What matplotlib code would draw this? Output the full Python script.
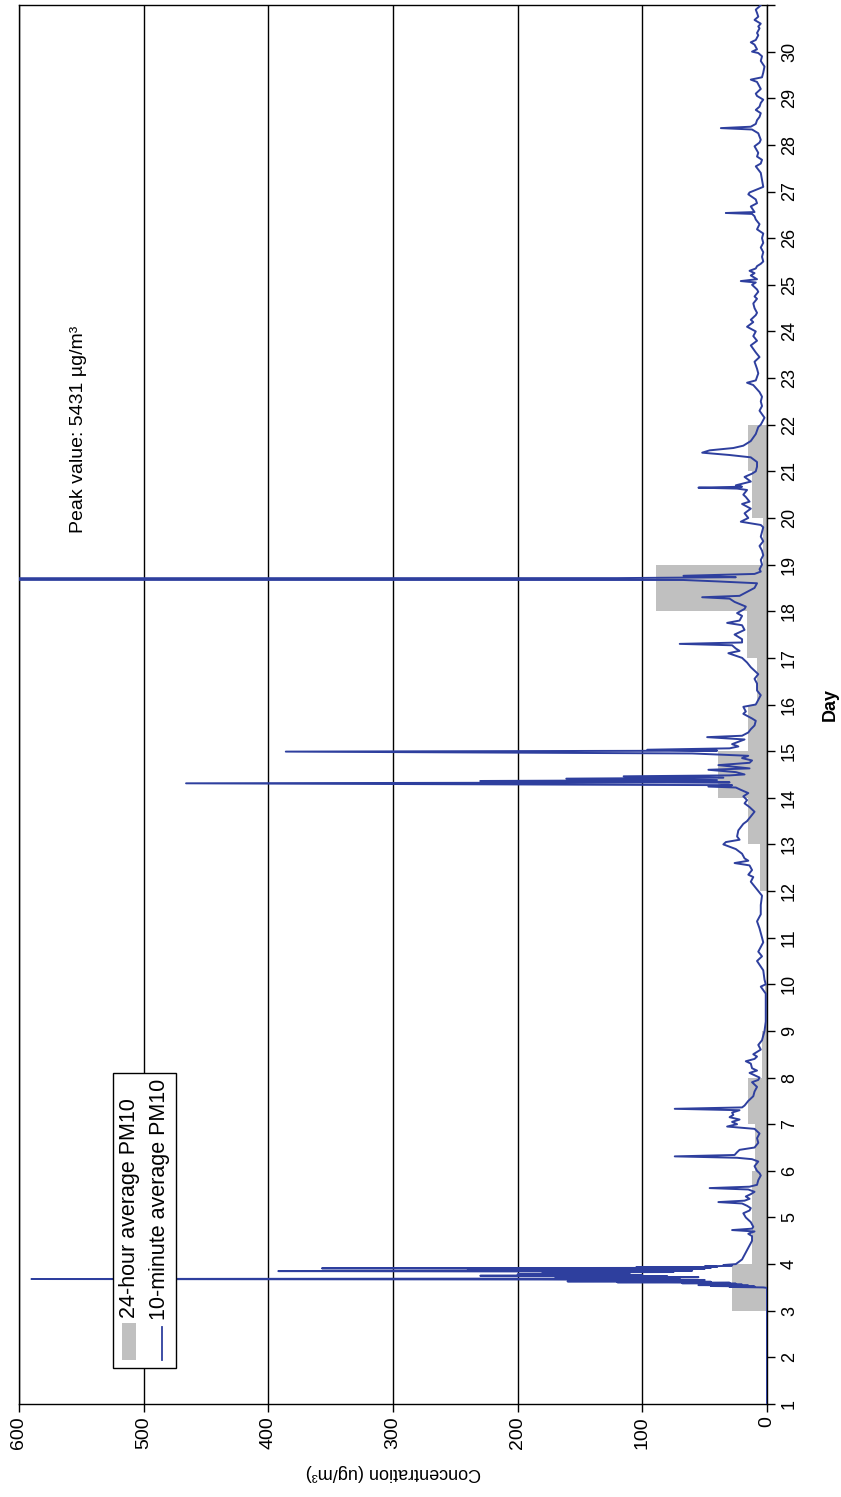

==

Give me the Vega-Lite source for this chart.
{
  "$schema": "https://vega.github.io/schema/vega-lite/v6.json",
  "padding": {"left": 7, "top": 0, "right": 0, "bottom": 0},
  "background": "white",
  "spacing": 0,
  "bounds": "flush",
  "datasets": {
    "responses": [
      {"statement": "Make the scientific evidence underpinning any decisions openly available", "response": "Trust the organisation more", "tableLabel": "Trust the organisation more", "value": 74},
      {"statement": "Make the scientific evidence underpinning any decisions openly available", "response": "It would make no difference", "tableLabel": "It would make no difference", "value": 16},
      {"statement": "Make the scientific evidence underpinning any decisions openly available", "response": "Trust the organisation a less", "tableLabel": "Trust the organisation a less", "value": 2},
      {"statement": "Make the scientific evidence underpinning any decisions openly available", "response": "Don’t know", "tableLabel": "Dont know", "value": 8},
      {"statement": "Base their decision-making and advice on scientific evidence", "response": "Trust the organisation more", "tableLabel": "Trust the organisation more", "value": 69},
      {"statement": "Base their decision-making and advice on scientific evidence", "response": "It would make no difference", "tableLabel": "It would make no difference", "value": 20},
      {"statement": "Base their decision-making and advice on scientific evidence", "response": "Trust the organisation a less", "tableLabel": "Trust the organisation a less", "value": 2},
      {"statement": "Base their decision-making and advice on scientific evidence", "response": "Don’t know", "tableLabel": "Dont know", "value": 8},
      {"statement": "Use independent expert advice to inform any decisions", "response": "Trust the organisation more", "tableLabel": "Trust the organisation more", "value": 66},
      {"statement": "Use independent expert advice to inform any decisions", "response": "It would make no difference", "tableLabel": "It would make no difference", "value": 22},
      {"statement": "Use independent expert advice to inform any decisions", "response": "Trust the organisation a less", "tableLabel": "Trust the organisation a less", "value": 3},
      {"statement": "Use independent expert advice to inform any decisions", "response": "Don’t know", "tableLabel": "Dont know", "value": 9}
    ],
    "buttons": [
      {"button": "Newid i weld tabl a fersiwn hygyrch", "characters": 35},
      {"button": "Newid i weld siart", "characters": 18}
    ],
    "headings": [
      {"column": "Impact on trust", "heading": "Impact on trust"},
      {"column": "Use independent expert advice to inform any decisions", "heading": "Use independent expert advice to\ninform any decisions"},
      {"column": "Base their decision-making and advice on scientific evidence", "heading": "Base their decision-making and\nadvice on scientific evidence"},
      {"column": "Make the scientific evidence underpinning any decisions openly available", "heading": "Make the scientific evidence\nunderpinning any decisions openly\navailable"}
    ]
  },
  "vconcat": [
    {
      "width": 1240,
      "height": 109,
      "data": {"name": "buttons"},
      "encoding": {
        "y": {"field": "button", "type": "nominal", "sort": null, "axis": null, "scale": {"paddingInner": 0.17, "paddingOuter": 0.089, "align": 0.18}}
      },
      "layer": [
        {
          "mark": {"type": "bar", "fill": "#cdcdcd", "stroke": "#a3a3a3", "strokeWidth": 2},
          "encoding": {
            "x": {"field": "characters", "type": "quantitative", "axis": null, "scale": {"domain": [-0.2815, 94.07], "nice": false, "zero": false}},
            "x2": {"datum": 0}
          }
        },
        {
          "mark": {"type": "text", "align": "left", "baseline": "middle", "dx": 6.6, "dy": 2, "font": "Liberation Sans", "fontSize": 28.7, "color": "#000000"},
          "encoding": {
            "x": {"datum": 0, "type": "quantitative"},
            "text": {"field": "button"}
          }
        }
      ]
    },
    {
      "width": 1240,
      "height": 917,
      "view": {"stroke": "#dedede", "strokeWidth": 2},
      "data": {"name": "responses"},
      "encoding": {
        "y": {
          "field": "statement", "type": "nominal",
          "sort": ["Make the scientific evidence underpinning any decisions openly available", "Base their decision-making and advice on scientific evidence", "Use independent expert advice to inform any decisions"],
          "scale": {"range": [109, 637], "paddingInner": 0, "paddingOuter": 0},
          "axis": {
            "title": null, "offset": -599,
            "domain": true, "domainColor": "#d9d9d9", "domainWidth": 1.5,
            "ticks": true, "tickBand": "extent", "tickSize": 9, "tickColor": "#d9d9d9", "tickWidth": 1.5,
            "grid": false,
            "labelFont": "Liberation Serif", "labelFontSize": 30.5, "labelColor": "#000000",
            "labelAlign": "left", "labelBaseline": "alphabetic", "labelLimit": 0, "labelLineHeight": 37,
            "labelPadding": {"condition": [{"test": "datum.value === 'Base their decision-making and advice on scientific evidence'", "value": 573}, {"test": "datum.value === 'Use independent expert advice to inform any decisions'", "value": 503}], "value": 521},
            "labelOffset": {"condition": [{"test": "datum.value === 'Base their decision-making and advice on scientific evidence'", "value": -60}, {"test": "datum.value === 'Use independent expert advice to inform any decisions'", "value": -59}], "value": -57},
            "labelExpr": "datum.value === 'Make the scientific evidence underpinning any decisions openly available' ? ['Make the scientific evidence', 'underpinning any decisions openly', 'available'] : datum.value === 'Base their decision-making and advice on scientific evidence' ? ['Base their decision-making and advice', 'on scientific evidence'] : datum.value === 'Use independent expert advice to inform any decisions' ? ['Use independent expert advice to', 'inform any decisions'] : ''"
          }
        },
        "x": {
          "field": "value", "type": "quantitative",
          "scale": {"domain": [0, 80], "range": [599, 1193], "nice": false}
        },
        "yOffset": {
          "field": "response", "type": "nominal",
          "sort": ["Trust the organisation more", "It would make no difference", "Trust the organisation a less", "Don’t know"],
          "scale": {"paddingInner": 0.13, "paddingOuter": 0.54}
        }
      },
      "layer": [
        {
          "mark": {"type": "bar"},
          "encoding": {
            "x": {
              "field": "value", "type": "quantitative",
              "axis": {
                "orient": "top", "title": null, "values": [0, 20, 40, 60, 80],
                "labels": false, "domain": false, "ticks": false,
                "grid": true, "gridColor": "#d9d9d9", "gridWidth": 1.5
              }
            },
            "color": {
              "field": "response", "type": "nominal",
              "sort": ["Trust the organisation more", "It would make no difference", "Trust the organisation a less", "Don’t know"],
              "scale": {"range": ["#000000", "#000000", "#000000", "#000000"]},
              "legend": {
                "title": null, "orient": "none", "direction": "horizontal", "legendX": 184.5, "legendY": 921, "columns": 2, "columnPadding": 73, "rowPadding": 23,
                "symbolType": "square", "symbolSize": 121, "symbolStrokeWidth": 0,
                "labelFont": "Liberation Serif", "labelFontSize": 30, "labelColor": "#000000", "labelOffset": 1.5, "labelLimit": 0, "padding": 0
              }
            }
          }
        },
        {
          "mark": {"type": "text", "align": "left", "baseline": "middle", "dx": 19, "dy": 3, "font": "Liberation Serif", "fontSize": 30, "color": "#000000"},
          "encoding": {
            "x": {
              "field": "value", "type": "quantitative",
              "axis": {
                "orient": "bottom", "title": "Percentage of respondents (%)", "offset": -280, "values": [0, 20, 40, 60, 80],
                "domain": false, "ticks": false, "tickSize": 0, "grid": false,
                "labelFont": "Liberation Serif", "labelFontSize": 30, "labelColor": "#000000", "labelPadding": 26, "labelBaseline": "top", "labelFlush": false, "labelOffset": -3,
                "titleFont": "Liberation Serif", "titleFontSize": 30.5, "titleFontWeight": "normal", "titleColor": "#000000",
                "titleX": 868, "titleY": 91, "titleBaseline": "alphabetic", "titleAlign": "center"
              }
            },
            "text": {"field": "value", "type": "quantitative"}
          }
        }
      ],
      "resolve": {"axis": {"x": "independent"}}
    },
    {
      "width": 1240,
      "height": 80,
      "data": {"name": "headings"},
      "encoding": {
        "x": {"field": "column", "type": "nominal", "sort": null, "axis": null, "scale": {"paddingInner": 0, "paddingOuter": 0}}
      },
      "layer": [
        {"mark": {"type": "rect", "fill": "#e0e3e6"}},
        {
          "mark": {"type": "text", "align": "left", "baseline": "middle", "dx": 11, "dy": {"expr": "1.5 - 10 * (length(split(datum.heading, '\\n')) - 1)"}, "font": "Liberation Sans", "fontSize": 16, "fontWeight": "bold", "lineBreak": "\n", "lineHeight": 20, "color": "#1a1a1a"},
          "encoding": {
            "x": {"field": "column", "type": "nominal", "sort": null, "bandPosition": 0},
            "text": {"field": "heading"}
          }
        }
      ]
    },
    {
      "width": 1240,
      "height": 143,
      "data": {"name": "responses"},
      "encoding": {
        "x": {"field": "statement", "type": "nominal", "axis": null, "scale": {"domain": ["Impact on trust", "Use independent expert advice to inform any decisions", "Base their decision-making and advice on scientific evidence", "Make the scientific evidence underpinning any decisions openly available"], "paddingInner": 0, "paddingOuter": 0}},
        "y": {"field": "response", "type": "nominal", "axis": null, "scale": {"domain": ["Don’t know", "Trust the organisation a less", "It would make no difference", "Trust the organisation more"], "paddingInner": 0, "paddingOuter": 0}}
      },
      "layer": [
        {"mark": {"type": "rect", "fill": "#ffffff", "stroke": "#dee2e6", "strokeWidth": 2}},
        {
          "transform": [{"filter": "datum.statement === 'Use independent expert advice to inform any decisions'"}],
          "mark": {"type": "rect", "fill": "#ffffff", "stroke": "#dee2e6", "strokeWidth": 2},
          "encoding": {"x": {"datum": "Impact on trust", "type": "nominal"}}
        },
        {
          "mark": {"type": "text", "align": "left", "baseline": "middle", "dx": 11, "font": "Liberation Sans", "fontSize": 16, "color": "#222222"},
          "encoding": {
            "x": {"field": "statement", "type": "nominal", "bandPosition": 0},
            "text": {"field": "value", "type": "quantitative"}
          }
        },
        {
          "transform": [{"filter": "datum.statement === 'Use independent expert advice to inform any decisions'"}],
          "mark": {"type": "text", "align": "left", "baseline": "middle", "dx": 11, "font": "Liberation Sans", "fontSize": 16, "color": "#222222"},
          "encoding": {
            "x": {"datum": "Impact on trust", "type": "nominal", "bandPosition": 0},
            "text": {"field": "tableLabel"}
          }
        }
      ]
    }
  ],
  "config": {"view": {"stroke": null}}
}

**Requirement**
Lines containing the word "would" are to be tallied; report only the total.

**Solution to this problem**
7